I could use some explanation about how does str.extract work with regex in python.
for example, I have some strings
6/18/1985 Primary Care Doctor
In 1980, the patient was living in Naples and de
2008 partial thyroidectomy
2/6/96 sleep studyPain Treatment Pain Level
I use the following code to extract the dates in the strings:
str.extract('((\d{1,2}[/]\d{1,2}[/]\d{2,4})|(\d{4}))')
this code works perfectly with my original stings, and output with:
6/18/1985
1980
2008
2/6/96
However, my question is since 6/18/1985
technically match my second condition(\d{4})
with a return value of 1985
, then why my code still works and return with a value of 6/18/1985
?
I think my biggest confusion comes from how does the |
(or) operator works in the code where there are multiple true results, and which one should return?
Any thoughts? Many thanks in advance
Consider this regex matching
import re
>>> re.findall('(\d{1,2}[/]\d{1,2}[/]\d{2,4})|(\d{4})|([P])', "6/18/1985 2234 Primary Care Doctor")
[('6/18/1985', '', ''), ('', '2234', ''), ('', '', 'P')]
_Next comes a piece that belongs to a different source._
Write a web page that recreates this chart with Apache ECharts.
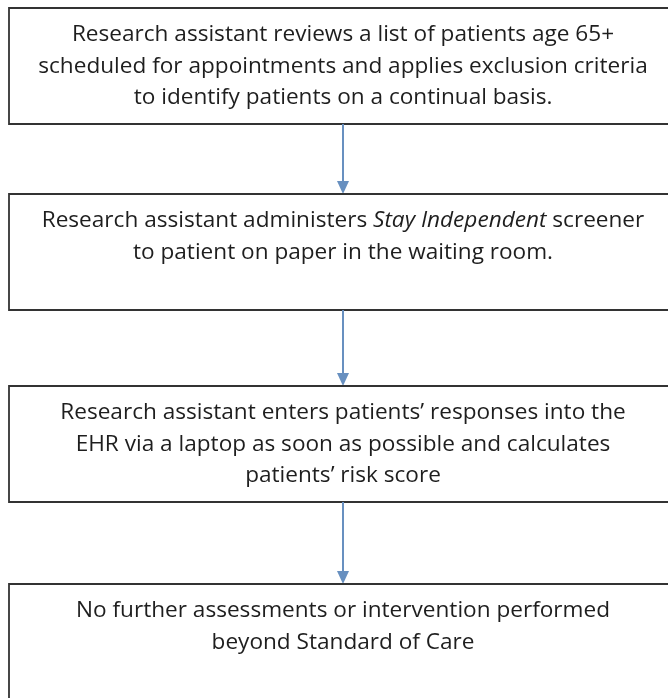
<!DOCTYPE html>
<html>
<head>
<meta charset="utf-8">
<script src="https://cdn.jsdelivr.net/npm/echarts@6/dist/echarts.min.js"></script>
<style>
  html, body { margin: 0; padding: 0; background: #fff; }
  #chart { width: 668px; height: 698px; }
</style>
</head>
<body>
<div id="chart"></div>
<script>
// flow steps, top to bottom ({i|...} = italic run)
const steps = [
    'Research assistant reviews a list of patients age 65+\nscheduled for appointments and applies exclusion criteria\nto identify patients on a continual basis.',
    'Research assistant administers {i|Stay Independent} screener\nto patient on paper in the waiting room.',
    'Research assistant enters patients\u2019 responses into the\nEHR via a laptop as soon as possible and calculates\npatients\u2019 risk score',
    'No further assessments or intervention performed\nbeyond Standard of Care'
]

// layout in page units (same as the 668x698 picture)
const boxTop = [8, 194, 386, 584]
const boxHeight = 116
const boxLeft = 9
const boxRight = 680
const centerX = 343
const firstLine = 27
const lineHeight = 31.5

const chart = echarts.init(document.getElementById('chart'))

const font = 'Open Sans'
const fontSize = 22.6

chart.setOption({
    animation: false,
    grid: { left: 0, right: 0, top: 0, bottom: 0 },
    xAxis: { type: 'value', min: 0, max: 668, show: false },
    yAxis: { type: 'value', min: 0, max: 698, inverse: true, show: false },
    series: [{
        type: 'custom',
        clip: false,
        data: steps.map((t, i) => [i]),
        renderItem(params, api) {
            const i = params.dataIndex
            const top = boxTop[i]
            const p0 = api.coord([boxLeft, top])
            const p1 = api.coord([boxRight, top + boxHeight])
            const tp = api.coord([centerX, top + firstLine])
            const children = [{
                type: 'rect',
                shape: { x: p0[0], y: p0[1], width: p1[0] - p0[0], height: p1[1] - p0[1] },
                style: { fill: '#fff', stroke: '#333', lineWidth: 1.8 }
            }, {
                type: 'text',
                style: {
                    text: steps[i],
                    x: tp[0],
                    y: tp[1] - lineHeight / 2,
                    align: 'center',
                    verticalAlign: 'top',
                    fontFamily: font,
                    fontSize: fontSize,
                    lineHeight: lineHeight,
                    fill: '#1e1e1e',
                    rich: {
                        i: { fontStyle: 'italic', fontFamily: font, fontSize: fontSize, lineHeight: lineHeight, color: '#1e1e1e' }
                    }
                }
            }]
            if (i < steps.length - 1) {
                const a0 = api.coord([centerX, top + boxHeight])
                const a1 = api.coord([centerX, boxTop[i + 1]])
                children.push({
                    type: 'line',
                    shape: { x1: a0[0], y1: a0[1], x2: a1[0], y2: a1[1] - 10 },
                    style: { stroke: '#6890c0', lineWidth: 2 }
                }, {
                    type: 'polygon',
                    shape: { points: [[a1[0] - 6, a1[1] - 13], [a1[0] + 6, a1[1] - 13], [a1[0], a1[1]]] },
                    style: { fill: '#6890c0' }
                })
            }
            return { type: 'group', children }
        }
    }]
})
</script>
</body>
</html>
^^^1st group^^^ ^^^2nd group^^^ ^^^3rd group^^^
As we can see from the above matching, since we have specified 3 matching groups in the regex pattern, the regex engine will try to match every separate group in your target string and return that group if at-least one of the matches is non-empty. Here, from the string "6/18/1985 2234 Primary Care Doctor"
, each capturing group was able to find at-least one non-empty match, hence returning that group. OR tells the regex to try finding each pattern in the string to find at-least one non-empty match and if so, return the whole group. On the other hand, if we try to match with above pattern in this string
>>> re.findall('(\d{1,2}[/]\d{1,2}[/]\d{2,4})|(\d{4})|([P])', "6/18/1985 Primary Care Doctor")
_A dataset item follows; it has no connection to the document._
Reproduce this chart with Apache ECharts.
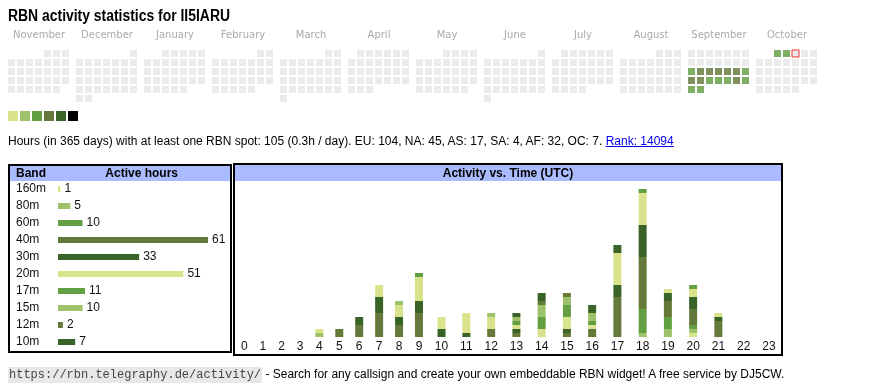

[('6/18/1985', '', ''), ('', '', 'P')]
^^^1st group^^^ ^^^3rd group^^^
We can see that we didn't get any matches for the second pattern (\d{4})
since this pattern doesn't find a single non-empty match in the string (no 4 integers), hence only returning the matches for 1st and 3rd patterns which contain at-least return groups containing non-empty matches.
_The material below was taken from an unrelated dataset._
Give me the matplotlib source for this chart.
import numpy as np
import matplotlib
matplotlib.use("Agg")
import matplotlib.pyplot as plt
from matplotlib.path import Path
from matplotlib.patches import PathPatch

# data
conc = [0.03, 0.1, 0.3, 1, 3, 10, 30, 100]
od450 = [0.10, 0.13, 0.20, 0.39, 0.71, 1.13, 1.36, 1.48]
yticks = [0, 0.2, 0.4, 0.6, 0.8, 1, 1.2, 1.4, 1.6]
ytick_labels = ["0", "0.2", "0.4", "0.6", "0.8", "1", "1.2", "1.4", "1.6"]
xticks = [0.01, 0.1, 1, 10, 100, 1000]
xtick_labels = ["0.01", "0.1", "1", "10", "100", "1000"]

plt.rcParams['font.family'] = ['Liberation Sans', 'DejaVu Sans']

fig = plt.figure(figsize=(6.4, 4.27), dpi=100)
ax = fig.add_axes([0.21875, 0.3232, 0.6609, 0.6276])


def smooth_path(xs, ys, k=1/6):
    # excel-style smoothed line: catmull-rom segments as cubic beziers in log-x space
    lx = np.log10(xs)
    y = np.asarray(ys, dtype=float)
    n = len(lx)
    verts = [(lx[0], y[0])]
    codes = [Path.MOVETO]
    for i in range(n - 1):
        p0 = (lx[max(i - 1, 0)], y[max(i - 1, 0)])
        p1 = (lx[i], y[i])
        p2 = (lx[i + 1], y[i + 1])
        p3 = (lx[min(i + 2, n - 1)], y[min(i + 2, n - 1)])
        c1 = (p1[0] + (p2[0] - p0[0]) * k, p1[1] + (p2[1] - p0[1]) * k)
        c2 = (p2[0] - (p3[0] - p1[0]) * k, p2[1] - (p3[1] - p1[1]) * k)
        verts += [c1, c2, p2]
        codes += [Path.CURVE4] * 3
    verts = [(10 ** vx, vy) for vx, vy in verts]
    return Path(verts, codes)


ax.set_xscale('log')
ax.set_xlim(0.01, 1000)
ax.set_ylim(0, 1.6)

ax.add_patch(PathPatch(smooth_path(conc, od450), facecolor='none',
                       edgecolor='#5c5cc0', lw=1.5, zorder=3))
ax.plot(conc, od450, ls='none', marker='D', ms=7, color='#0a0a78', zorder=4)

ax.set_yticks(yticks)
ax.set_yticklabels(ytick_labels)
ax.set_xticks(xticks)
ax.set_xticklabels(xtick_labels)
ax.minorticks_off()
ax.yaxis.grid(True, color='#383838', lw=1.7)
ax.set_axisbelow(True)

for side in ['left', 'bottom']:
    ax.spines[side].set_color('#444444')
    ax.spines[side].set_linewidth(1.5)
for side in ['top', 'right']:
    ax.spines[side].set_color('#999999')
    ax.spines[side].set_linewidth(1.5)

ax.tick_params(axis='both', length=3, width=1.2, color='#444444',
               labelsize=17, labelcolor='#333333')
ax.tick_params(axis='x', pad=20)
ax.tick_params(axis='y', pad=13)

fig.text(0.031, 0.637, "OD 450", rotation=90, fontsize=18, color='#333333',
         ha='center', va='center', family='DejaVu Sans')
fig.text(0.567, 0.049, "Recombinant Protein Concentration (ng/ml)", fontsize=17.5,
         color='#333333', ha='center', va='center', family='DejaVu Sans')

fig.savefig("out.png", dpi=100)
In your case, the regex was always able to find at-least one non-empty match in each of the pandas' rows of strings like below:
>>> df = pd.Series(["6/18/1985 Primary Care Doctor", "In 1980, the patient was living in Naples and de"])
>>> df.str.extract('(\d{1,2}[/]\d{1,2}[/]\d{2,4})|(\d{4})')
0 1
0 6/18/1985 NaN
1 NaN 1980
You can see that there are NaN values for the second pattern in first string and for the first pattern in the second string.